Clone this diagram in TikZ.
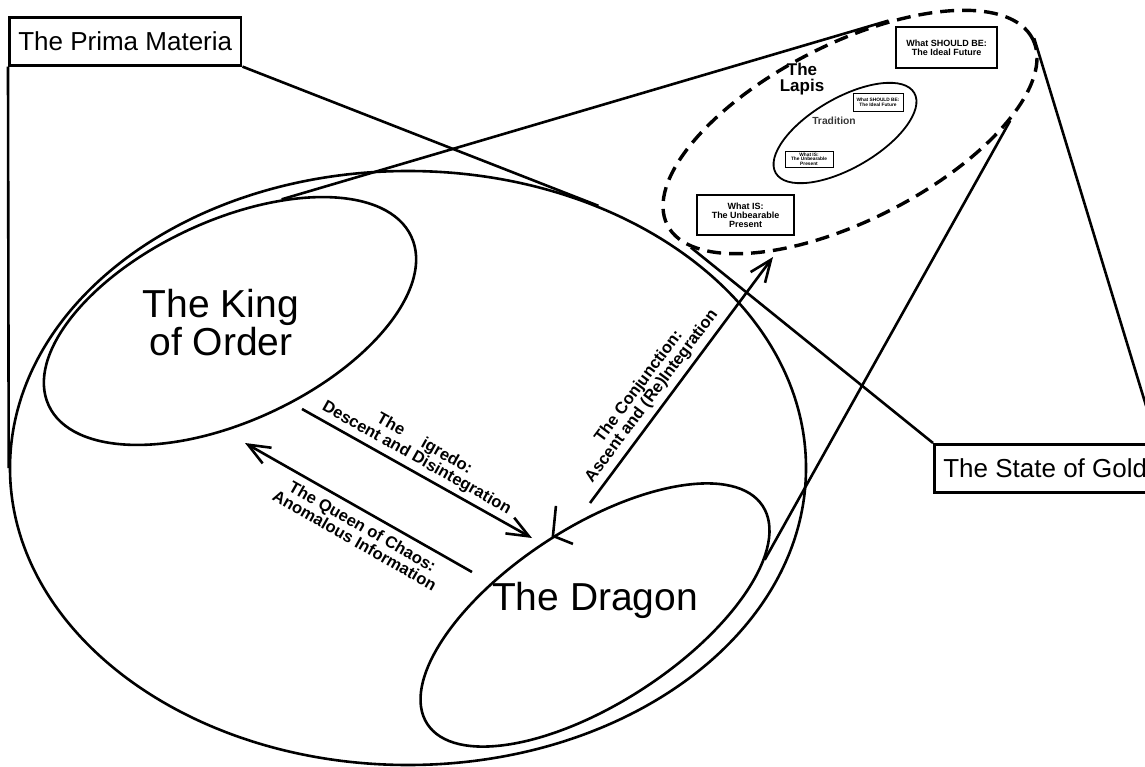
\documentclass[tikz,border=0pt]{standalone}
\usepackage{fontspec}
\setmainfont{Liberation Sans}
\usetikzlibrary{arrows.meta,positioning,shapes.geometric}

\begin{document}
\begin{tikzpicture}[
  x=1pt, y=-1pt,
  ring/.style={ellipse, draw=black, line width=2.6pt, inner sep=0pt},
  lapisring/.style={ellipse, draw=black, line width=3.4pt, dash pattern=on 14pt off 8pt, inner sep=0pt},
  callout/.style={rectangle, draw=black, line width=2.6pt, inner xsep=9pt, minimum height=48pt, anchor=north west, font=\fontsize{26}{28}\selectfont},
  goalbox/.style={rectangle, draw=black, line width=1.4pt, inner sep=0pt, align=center, font=\bfseries\fontsize{9}{9}\selectfont},
  tinybox/.style={rectangle, draw=black, line width=0.7pt, inner sep=0pt, align=center, font=\bfseries\fontsize{4.8}{4.6}\selectfont},
  bigname/.style={align=center, font=\fontsize{39}{38}\selectfont},
  steplabel/.style={align=center, font=\bfseries\fontsize{16.5}{16}\selectfont, inner sep=3pt},
  link/.style={line width=2.6pt},
  arrow/.style={-{Straight Barb[length=22pt, width=18pt]}, line width=2.6pt},
  backarrow/.style={{Straight Barb[length=22pt, width=18pt]}-, line width=2.6pt}
]
\useasboundingbox (0,0) rectangle (1145,767);

\node[ring, minimum width=796pt, minimum height=594pt] (outer) at (408,468) {};
\node[ring, rotate=25, minimum width=400pt, minimum height=200pt] (king) at (230,321) {};
\node[ring, rotate=33, minimum width=400pt, minimum height=176pt] (dragon) at (595,615) {};
\node[lapisring, rotate=27, minimum width=410pt, minimum height=176pt] (lapis) at (850,132) {};
\node[ring, line width=1.8pt, rotate=30, minimum width=160pt, minimum height=70pt] (tradition) at (845,133) {};

\node[callout] (prima) at (8,16) {The Prima Materia};
\node[callout] (gold) at (933,443) {The State of Gold};

\node[bigname] (kingname) at (221,323) {The King\\of Order};
\node[bigname] (dragonname) at (595,600) {The Dragon};
\node[align=center, font=\bfseries\fontsize{17}{16}\selectfont] (lapisname) at (802,79) {The\\Lapis};
\node[font=\bfseries\fontsize{10.3}{12}\selectfont, text=black!78] (tradname) at (834,121) {Tradition};

\node[goalbox, minimum width=101pt, minimum height=41pt] (shouldbig) at (946.5,47.5) {What SHOULD BE:\\The Ideal Future};
\node[goalbox, minimum width=97pt, minimum height=40pt] (isbig) at (745.5,215) {What IS:\\The Unbearable\\Present};
\node[tinybox, minimum width=50pt, minimum height=18pt] (shouldsmall) at (878,102) {What SHOULD BE:\\The Ideal Future};
\node[tinybox, minimum width=48pt, minimum height=16pt] (issmall) at (809,159) {What IS:\\The Unbearable\\Present};

\coordinate (nigtail) at (302,409);
\coordinate (nigtip) at (532,538);
\coordinate (queentip) at (245,443);
\coordinate (queentail) at (472,572);
\coordinate (conjtail) at (590,503);
\coordinate (conjtip) at (773,257);
\coordinate (dragontip) at (dragon.85);

\draw[link] (prima.south west) -- (outer.west);
\draw[link] (prima.south east) -- (outer.54);
\draw[link] (king.42) -- (lapis.44);
\draw[link] (dragon.-15) -- (lapis.-23);
\draw[link] (gold.north west) -- (lapis.189);
\draw[link] (gold.north east) -- (lapis.east);

\draw[arrow] (nigtail) -- node[steplabel, above=1pt, sloped, pos=0.47] {The\hspace{1.3em}igredo:\\Descent and Disintegration} (nigtip);
\draw[backarrow] (queentip) -- node[steplabel, below=4pt, sloped, pos=0.55] {The Queen of Chaos:\\Anomalous Information} (queentail);
\draw[arrow] (conjtail) -- node[steplabel, above=2pt, sloped, pos=0.4] {The Conjunction:\\Ascent and (Re)Integration} (conjtip);
\draw[link] (dragontip) ++(3,-30) -- (dragontip) -- ++(20,8);
\end{tikzpicture}
\end{document}
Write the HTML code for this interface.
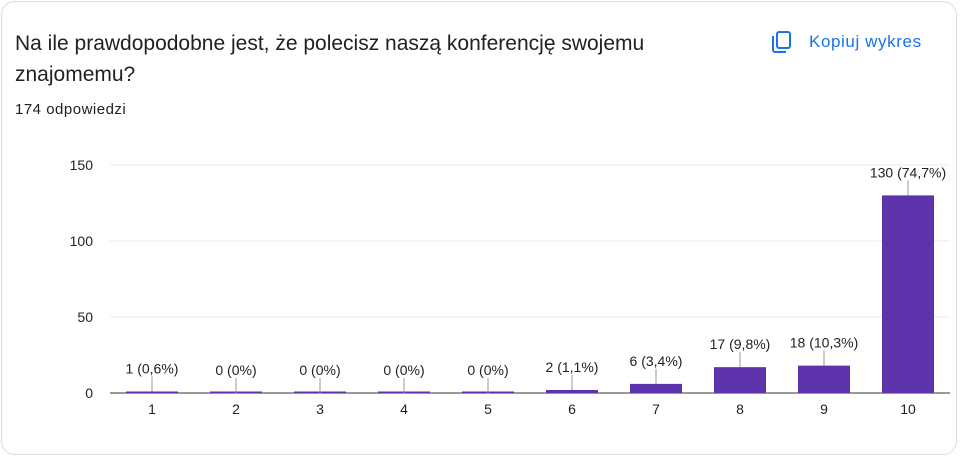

^^^^^^^^^^^^^^^^

THE EXERCISE - Take the lines from the first line of the entries through the line with "(0,0) rectangle (1145,767);", inclusive, and give them again exactly, minus any pictures.

RESPONSE TO THIS TASK -
Clone this diagram in TikZ.
\documentclass[tikz,border=0pt]{standalone}
\usepackage{fontspec}
\setmainfont{Liberation Sans}
\usetikzlibrary{arrows.meta,positioning,shapes.geometric}

\begin{document}
\begin{tikzpicture}[
  x=1pt, y=-1pt,
  ring/.style={ellipse, draw=black, line width=2.6pt, inner sep=0pt},
  lapisring/.style={ellipse, draw=black, line width=3.4pt, dash pattern=on 14pt off 8pt, inner sep=0pt},
  callout/.style={rectangle, draw=black, line width=2.6pt, inner xsep=9pt, minimum height=48pt, anchor=north west, font=\fontsize{26}{28}\selectfont},
  goalbox/.style={rectangle, draw=black, line width=1.4pt, inner sep=0pt, align=center, font=\bfseries\fontsize{9}{9}\selectfont},
  tinybox/.style={rectangle, draw=black, line width=0.7pt, inner sep=0pt, align=center, font=\bfseries\fontsize{4.8}{4.6}\selectfont},
  bigname/.style={align=center, font=\fontsize{39}{38}\selectfont},
  steplabel/.style={align=center, font=\bfseries\fontsize{16.5}{16}\selectfont, inner sep=3pt},
  link/.style={line width=2.6pt},
  arrow/.style={-{Straight Barb[length=22pt, width=18pt]}, line width=2.6pt},
  backarrow/.style={{Straight Barb[length=22pt, width=18pt]}-, line width=2.6pt}
]
\useasboundingbox (0,0) rectangle (1145,767);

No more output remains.